278 F2d 19 Bryant v. C Mathis J

278 F.2d 19

Maxine BRYANT, Appellant,
James C. MATHIS and Ray J. Radliff, Appellees.

No. 15417.

United States Court of Appeals District of Columbia Circuit.

Argued February 18, 1960.

Decided March 24, 1960.

Mr. Harry L. Ryan, Jr., Washington, D. C., for appellant.

Mr. Robert M. Gray, Washington, D. C., argued for both appellees.

Messrs. Thomas S. Jackson and John W. Jackson, Washington, D. C., were on the brief for appellee Mathis.

Messrs. Lawrence E. Carr, Jr., and Michael F. X. Dolan, Washington, D. C., were on the brief for appellee Ratliff.

Before Mr. Justice BURTON, retired,* and BAZELON and FAHY, Circuit Judges.



Appellant was one of four passengers injured in a two-car collision. Upon a consolidated trial, the jury found both drivers negligent, and awarded the four passenger-plaintiffs individual judgments totaling $41,425. Appellant's recovery was $4,250. Believing this amount insufficient, she moved for a new trial and appeals from the denial thereof.


Her sole contention is that the verdict is inadequate as a matter of law because it did not reimburse her for all her special damages.
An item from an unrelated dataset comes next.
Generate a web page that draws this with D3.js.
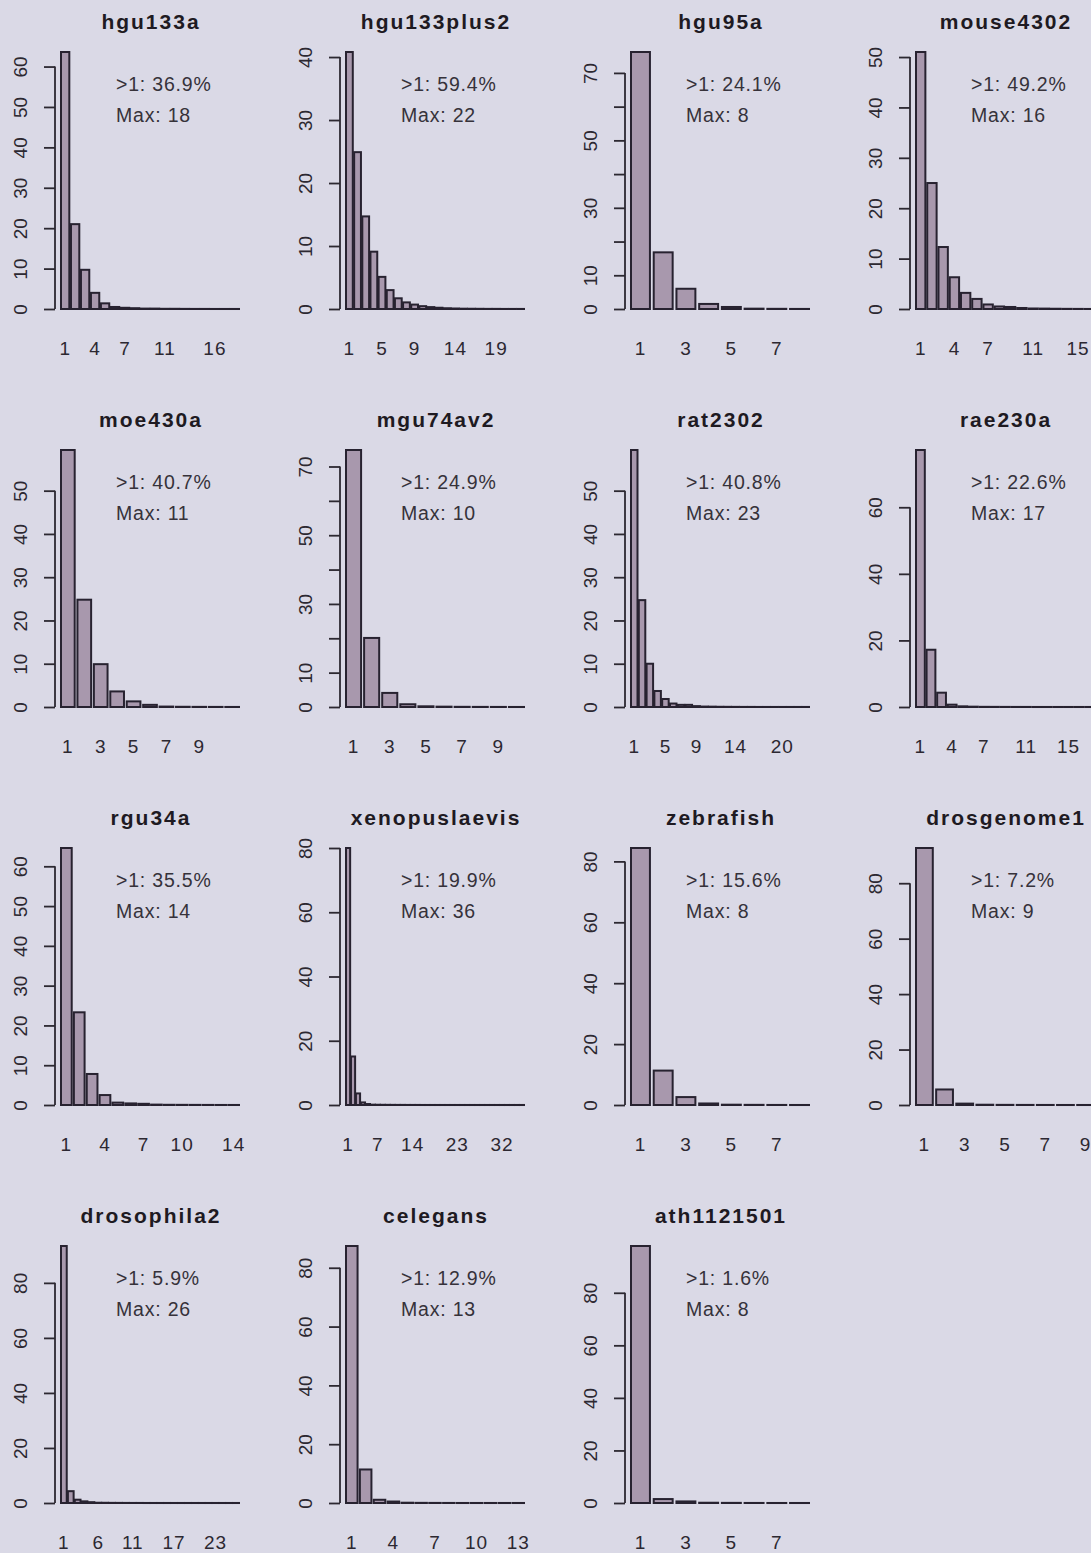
<!DOCTYPE html>
<html>
<head>
<meta charset="utf-8">
<script src="https://cdn.jsdelivr.net/npm/d3@7"></script>
<style>
  body { margin: 0; background: #dad9e6; }
  svg { display: block; }
</style>
</head>
<body>
<div id="chart"></div>
<script>
// one histogram per chip type, values in percent
const panelNames = ['hgu133a', 'hgu133plus2', 'hgu95a', 'mouse4302', 'moe430a', 'mgu74av2', 'rat2302', 'rae230a',
	'rgu34a', 'xenopuslaevis', 'zebrafish', 'drosgenome1', 'drosophila2', 'celegans', 'ath1121501'];

const barHeights = [
	[63.6, 21.0, 9.7, 4.0, 1.4, 0.5, 0.3, 0.2, 0.1, 0.1, 0.05, 0.05, 0.03, 0.02, 0.02, 0.01, 0.01, 0.01],
	[40.8, 24.9, 14.7, 9.1, 5.1, 3.0, 1.7, 1.05, 0.7, 0.45, 0.3, 0.2, 0.12, 0.08, 0.05, 0.04, 0.03, 0.02, 0.02, 0.01, 0.01, 0.01],
	[76.2, 16.8, 6.0, 1.5, 0.6, 0.1, 0.05, 0.02],
	[51.0, 25.0, 12.3, 6.3, 3.2, 2.0, 0.9, 0.5, 0.4, 0.2, 0.1, 0.08, 0.05, 0.03, 0.02, 0.01],
	[59.4, 24.8, 9.9, 3.6, 1.3, 0.5, 0.1, 0.05, 0.03, 0.02, 0.01],
	[74.8, 20.1, 4.1, 0.8, 0.2, 0.1, 0.05, 0.03, 0.02, 0.01],
	[59.4, 24.7, 10.0, 3.7, 1.85, 0.8, 0.5, 0.5, 0.2, 0.1, 0.08, 0.05, 0.04, 0.03, 0.02, 0.02, 0.01, 0.01, 0.01, 0.01, 0.01, 0.01, 0.01],
	[77.2, 17.2, 4.3, 0.7, 0.2, 0.1, 0.05, 0.04, 0.03, 0.02, 0.02, 0.01, 0.01, 0.01, 0.01, 0.01, 0.01],
	[64.6, 23.3, 7.8, 2.5, 0.6, 0.4, 0.3, 0.1, 0.05, 0.04, 0.03, 0.02, 0.01, 0.01],
	[80.0, 15.1, 3.6, 0.8, 0.3, 0.1, 0.08, 0.06, 0.05, 0.04, 0.03, 0.03, 0.02, 0.02, 0.02, 0.01, 0.01, 0.01,
		0.01, 0.01, 0.01, 0.01, 0.01, 0.01, 0.01, 0.01, 0.01, 0.01, 0.01, 0.01, 0.01, 0.01, 0.01, 0.01, 0.01, 0.01],
	[84.4, 11.3, 2.6, 0.5, 0.1, 0.05, 0.02, 0.01],
	[92.7, 5.6, 0.5, 0.1, 0.05, 0.03, 0.02, 0.01, 0.01],
	[93.4, 4.3, 1.2, 0.6, 0.3, 0.1, 0.08, 0.05, 0.04, 0.03, 0.02, 0.02, 0.01, 0.01, 0.01, 0.01, 0.01, 0.01,
		0.01, 0.01, 0.01, 0.01, 0.01, 0.01, 0.01, 0.01],
	[87.4, 11.4, 1.1, 0.5, 0.1, 0.05, 0.03, 0.02, 0.01, 0.01, 0.01, 0.01, 0.01],
	[97.8, 1.5, 0.6, 0.1, 0.05, 0.02, 0.01, 0.01]
];

const overOnePct = ['36.9%', '59.4%', '24.1%', '49.2%', '40.7%', '24.9%', '40.8%', '22.6%',
	'35.5%', '19.9%', '15.6%', '7.2%', '5.9%', '12.9%', '1.6%'];

const yTicks = [
	[0, 10, 20, 30, 40, 50, 60], [0, 10, 20, 30, 40], [0, 10, 20, 30, 40, 50, 60, 70], [0, 10, 20, 30, 40, 50],
	[0, 10, 20, 30, 40, 50], [0, 10, 20, 30, 40, 50, 60, 70], [0, 10, 20, 30, 40, 50], [0, 20, 40, 60],
	[0, 10, 20, 30, 40, 50, 60], [0, 20, 40, 60, 80], [0, 20, 40, 60, 80], [0, 20, 40, 60, 80],
	[0, 20, 40, 60, 80], [0, 20, 40, 60, 80], [0, 20, 40, 60, 80]
];
const yLabels = [
	[0, 10, 20, 30, 40, 50, 60], [0, 10, 20, 30, 40], [0, 10, 30, 50, 70], [0, 10, 20, 30, 40, 50],
	[0, 10, 20, 30, 40, 50], [0, 10, 30, 50, 70], [0, 10, 20, 30, 40, 50], [0, 20, 40, 60],
	[0, 10, 20, 30, 40, 50, 60], [0, 20, 40, 60, 80], [0, 20, 40, 60, 80], [0, 20, 40, 60, 80],
	[0, 20, 40, 60, 80], [0, 20, 40, 60, 80], [0, 20, 40, 60, 80]
];
const xLabels = [
	[1, 4, 7, 11, 16], [1, 5, 9, 14, 19], [1, 3, 5, 7], [1, 4, 7, 11, 15], [1, 3, 5, 7, 9], [1, 3, 5, 7, 9],
	[1, 5, 9, 14, 20], [1, 4, 7, 11, 15], [1, 4, 7, 10, 14], [1, 7, 14, 23, 32], [1, 3, 5, 7], [1, 3, 5, 7, 9],
	[1, 6, 11, 17, 23], [1, 4, 7, 10, 13], [1, 3, 5, 7]
];

const width = 1091, height = 1553;
const colStep = 285, rowStep = 398;
const axisX0 = 55, baseY0 = 309;
const barSpan = 178, barTopGap = 257;

const fill = '#a898ad', edge = '#272230', ink = '#2c2831';

const svg = d3.select('#chart').append('svg')
	.attr('width', width)
	.attr('height', height)
	.style('font-family', '"Liberation Sans", Arial, sans-serif');

svg.append('rect').attr('width', width).attr('height', height).attr('fill', '#dad9e6');

panelNames.forEach((name, i) => {
	const col = i % 4, row = Math.floor(i / 4);
	const ax = axisX0 + col * colStep;
	const base = baseY0 + row * rowStep;
	const vals = barHeights[i];
	const n = vals.length;

	const x = d3.scaleBand()
		.domain(d3.range(1, n + 1))
		.range([ax + 6, ax + 6 + barSpan])
		.paddingInner(0.1667)
		.paddingOuter(0);

	const y = d3.scaleLinear()
		.domain([0, d3.max(vals)])
		.range([base, base - barTopGap]);

	const g = svg.append('g').attr('class', 'panel');

	// bars
	g.selectAll('rect.bar')
		.data(vals)
		.enter()
		.append('rect')
		.attr('class', 'bar')
		.attr('x', (d, k) => x(k + 1))
		.attr('y', d => y(d))
		.attr('width', x.bandwidth())
		.attr('height', d => Math.max(0.05, y(0) - y(d)))
		.attr('fill', fill)
		.attr('stroke', edge)
		.attr('stroke-width', 2);

	// y axis (R style: line only from first to last tick)
	const ticks = yTicks[i];
	const labs = yLabels[i];
	const yAxis = g.append('g')
		.attr('transform', 'translate(' + ax + ',0)')
		.call(d3.axisLeft(y).tickValues(ticks).tickSize(11).tickSizeOuter(0)
			.tickFormat(d => (labs.includes(d) ? d : '')));
	yAxis.select('.domain').remove();
	yAxis.selectAll('line').attr('stroke', ink).attr('stroke-width', 1.8);
	yAxis.append('line')
		.attr('y1', y(0))
		.attr('y2', y(ticks[ticks.length - 1]))
		.attr('stroke', ink)
		.attr('stroke-width', 1.8);
	yAxis.selectAll('text')
		.attr('transform', 'rotate(-90)')
		.attr('x', 0)
		.attr('y', -28)
		.attr('dy', 0)
		.attr('text-anchor', 'middle')
		.attr('fill', ink)
		.style('font-size', '19px');

	// x labels
	const xAxis = g.append('g')
		.attr('transform', 'translate(0,' + base + ')')
		.call(d3.axisBottom(x).tickValues(xLabels[i]).tickSize(0));
	xAxis.select('.domain').remove();
	xAxis.selectAll('text')
		.attr('y', 33)
		.attr('fill', ink)
		.style('font-size', '19px')
		.style('letter-spacing', '1px');

	// title
	g.append('text')
		.attr('x', ax + 96)
		.attr('y', base - 280)
		.attr('text-anchor', 'middle')
		.attr('fill', '#1e1a22')
		.style('font-size', '21px')
		.style('font-weight', 'bold')
		.style('letter-spacing', '2px')
		.text(name);

	// annotation
	const note = g.append('text')
		.attr('fill', '#36323a')
		.style('font-size', '19.5px')
		.style('letter-spacing', '0.8px');
	note.append('tspan')
		.attr('x', ax + 61)
		.attr('y', base - 218)
		.text('>1: ' + overOnePct[i]);
	note.append('tspan')
		.attr('x', ax + 61)
		.attr('y', base - 187)
		.text('Max: ' + n);
});
</script>
</body>
</html>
Her medical expenses, as shown by bills and receipts received in evidence, totaled $3,367.32. Oral testimony showed an additional $40 of expense, making the total $3,407.32. The jury's verdict thus exceeded her medical expenses by almost $850. But appellant testified that she earned "roughly twelve thousand dollars a year" and was away from work "approximately four and onehalf months," and thus claims she was entitled, as special damages, to $4,500 above her medical expenses. Although this testimony was uncontradicted, appellees did not concede either liability or the amount of damages.
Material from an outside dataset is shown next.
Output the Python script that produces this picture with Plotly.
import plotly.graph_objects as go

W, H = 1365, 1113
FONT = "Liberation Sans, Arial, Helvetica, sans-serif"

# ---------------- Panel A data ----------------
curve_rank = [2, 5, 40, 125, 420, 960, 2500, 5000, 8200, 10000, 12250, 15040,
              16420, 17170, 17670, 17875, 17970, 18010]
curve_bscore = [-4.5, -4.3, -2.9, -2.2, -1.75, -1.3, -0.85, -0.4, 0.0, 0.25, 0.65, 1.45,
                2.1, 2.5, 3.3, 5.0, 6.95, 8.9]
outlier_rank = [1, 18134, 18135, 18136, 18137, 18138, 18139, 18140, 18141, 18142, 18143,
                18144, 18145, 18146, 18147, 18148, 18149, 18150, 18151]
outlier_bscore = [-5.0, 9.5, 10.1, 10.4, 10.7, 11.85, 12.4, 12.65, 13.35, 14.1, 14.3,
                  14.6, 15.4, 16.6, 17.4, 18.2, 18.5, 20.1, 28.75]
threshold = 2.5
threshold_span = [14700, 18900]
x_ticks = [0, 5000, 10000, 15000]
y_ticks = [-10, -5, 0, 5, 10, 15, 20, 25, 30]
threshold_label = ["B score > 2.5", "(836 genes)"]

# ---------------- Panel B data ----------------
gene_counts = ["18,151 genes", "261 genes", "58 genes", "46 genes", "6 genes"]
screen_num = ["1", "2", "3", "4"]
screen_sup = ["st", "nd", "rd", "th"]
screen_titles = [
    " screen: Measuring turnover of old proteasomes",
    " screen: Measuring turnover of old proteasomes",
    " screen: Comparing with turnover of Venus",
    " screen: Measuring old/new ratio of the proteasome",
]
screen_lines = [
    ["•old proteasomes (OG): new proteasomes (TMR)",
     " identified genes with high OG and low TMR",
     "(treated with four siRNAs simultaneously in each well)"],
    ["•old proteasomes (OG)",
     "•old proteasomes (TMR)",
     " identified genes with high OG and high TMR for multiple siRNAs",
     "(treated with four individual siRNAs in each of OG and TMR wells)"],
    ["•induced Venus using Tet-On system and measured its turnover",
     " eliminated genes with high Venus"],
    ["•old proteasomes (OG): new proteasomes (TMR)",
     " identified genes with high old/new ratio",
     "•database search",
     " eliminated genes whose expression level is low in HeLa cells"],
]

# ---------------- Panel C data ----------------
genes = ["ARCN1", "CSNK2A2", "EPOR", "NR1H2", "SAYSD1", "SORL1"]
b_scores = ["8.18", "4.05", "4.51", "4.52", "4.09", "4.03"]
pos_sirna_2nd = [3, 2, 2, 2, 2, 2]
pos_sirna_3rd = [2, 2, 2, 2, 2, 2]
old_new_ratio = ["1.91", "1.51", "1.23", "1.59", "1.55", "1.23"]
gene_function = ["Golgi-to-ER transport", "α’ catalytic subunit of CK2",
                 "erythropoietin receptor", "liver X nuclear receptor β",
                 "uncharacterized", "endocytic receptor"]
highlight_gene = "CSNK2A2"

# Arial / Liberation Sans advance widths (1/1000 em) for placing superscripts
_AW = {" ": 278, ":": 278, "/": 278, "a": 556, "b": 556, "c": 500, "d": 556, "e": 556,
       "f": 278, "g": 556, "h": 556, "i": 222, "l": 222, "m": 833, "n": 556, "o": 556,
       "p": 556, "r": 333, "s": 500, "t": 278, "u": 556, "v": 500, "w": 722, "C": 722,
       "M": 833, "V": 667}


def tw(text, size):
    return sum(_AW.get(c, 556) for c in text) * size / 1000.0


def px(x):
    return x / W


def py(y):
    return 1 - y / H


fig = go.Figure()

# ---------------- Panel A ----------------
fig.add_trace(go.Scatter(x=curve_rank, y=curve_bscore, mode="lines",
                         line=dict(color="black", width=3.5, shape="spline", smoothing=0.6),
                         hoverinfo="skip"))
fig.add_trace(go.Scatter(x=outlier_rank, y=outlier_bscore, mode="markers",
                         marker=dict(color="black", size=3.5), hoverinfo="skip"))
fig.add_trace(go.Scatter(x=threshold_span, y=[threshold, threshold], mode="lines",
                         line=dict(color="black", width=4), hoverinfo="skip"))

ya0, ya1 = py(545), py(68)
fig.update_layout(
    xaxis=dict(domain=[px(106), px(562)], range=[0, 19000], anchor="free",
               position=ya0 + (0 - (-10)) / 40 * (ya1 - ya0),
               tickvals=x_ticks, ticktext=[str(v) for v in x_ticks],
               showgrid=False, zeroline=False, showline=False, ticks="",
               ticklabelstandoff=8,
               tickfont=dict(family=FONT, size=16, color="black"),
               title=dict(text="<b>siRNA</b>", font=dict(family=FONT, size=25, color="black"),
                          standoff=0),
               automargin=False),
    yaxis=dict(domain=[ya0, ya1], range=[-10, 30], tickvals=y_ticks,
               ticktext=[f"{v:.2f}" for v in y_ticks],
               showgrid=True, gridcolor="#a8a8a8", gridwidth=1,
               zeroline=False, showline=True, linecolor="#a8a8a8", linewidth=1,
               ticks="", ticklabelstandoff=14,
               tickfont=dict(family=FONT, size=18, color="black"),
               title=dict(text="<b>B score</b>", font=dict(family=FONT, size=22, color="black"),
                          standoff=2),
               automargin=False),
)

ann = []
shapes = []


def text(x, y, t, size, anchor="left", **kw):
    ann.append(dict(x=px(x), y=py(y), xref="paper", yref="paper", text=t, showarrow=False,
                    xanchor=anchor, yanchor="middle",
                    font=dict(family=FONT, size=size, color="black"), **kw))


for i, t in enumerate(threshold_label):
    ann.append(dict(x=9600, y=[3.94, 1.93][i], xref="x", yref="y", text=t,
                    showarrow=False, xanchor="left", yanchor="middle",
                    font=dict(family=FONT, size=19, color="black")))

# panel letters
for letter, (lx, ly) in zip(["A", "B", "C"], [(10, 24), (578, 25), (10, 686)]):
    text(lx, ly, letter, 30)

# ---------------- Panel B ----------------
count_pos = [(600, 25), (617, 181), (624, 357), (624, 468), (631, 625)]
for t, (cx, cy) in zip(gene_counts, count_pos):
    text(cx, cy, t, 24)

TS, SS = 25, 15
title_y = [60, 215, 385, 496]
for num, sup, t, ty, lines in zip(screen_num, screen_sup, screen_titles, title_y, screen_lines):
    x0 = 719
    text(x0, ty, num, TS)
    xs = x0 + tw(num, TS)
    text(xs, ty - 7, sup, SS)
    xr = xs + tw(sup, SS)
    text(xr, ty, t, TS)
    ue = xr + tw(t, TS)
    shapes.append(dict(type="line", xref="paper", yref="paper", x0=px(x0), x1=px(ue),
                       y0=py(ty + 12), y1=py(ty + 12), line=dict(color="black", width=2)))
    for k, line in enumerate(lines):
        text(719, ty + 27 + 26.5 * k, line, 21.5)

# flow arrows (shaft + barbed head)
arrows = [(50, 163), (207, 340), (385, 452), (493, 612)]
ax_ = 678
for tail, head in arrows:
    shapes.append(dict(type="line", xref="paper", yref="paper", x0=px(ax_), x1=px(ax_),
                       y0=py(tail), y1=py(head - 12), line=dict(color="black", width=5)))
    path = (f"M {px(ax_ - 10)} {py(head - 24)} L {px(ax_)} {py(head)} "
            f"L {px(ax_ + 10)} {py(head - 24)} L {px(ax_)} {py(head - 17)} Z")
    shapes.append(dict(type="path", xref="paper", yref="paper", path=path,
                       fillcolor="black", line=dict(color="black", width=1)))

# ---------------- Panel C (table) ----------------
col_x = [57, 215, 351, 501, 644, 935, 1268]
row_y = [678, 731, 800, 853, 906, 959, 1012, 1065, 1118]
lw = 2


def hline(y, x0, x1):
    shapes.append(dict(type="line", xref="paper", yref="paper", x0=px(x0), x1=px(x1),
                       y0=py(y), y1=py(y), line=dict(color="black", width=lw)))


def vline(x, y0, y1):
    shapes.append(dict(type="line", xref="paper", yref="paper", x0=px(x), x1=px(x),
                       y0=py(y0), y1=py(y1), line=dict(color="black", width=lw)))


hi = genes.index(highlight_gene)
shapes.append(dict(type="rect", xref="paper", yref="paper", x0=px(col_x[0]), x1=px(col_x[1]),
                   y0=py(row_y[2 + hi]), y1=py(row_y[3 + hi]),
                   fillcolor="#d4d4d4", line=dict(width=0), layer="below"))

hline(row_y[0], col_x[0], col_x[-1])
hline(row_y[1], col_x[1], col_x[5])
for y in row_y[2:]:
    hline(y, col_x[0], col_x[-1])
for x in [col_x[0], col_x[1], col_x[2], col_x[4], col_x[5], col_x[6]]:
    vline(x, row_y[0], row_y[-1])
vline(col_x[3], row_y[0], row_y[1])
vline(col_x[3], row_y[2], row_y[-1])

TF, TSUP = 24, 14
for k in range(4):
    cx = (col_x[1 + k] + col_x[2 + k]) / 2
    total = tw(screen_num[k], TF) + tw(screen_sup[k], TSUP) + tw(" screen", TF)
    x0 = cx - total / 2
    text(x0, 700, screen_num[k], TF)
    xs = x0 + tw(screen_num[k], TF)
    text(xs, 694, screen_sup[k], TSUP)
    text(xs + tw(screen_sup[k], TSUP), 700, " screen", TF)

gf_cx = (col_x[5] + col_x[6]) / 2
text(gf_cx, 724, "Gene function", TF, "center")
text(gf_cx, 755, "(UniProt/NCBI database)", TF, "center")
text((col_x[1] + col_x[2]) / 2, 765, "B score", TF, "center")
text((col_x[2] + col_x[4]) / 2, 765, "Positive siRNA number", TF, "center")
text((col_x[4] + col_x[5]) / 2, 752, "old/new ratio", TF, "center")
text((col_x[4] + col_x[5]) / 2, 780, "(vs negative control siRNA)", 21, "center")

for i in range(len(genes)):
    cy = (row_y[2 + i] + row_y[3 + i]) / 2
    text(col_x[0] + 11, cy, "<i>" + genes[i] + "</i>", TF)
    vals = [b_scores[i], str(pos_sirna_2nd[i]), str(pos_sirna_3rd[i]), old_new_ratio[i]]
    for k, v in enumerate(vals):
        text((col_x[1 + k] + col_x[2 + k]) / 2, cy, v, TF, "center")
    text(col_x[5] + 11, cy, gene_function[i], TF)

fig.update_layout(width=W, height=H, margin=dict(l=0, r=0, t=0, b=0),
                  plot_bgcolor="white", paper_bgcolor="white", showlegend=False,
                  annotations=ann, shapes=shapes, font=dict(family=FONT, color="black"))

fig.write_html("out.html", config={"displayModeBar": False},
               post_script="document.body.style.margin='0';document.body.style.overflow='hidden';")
Courts are understandably reluctant to overturn jury verdicts on the grounds that they are inadequate or excessive. Fairmount Glass Works v. Cub Fork Coal Co., 1933, 287 U.S. 474, 53 S. Ct. 252, 77 L.Ed. 439; Frasca v. Howell, 1950, 87 U.S.App.D.C. 52, 182 F.2d 703. This is especially true of appellate courts, for motions for new trial are committed to the trial court's discretion. Ibid. Cf. Miller v. Maryland Casualty Co., 2 Cir., 1930, 40 F.2d 463, 465. Although the jury's verdict in this case creates some "wonderment," Rankin v. Shayne Brothers, Inc., 1956, 98 U.S.App.D.C. 214, 215, 234 F.2d 35, 36, we cannot say that it was so arbitrary that it must be reversed as a matter of law.


Conceivably, the jury believed that appellant had been paid during her absence from work, and thus did not allow recovery for lost earnings. Although she was entitled to an instruction that lost wages are recoverable notwithstanding compensation from a collateral source, Geffen v. Winer, 1957, 100 U.S. App.D.C. 286, 244 F.2d 375; cf. Hudson v. Lazarus, 1954, 95 U.S.App.D.C. 16, 217 F.2d 344, she requested no such instruction and none was given. On this state of the record, we cannot say that the trial court abused its discretion in denying appellant's motion for a new trial. On the authority of Rankin v. Shayne Brothers, Inc., supra, we affirm.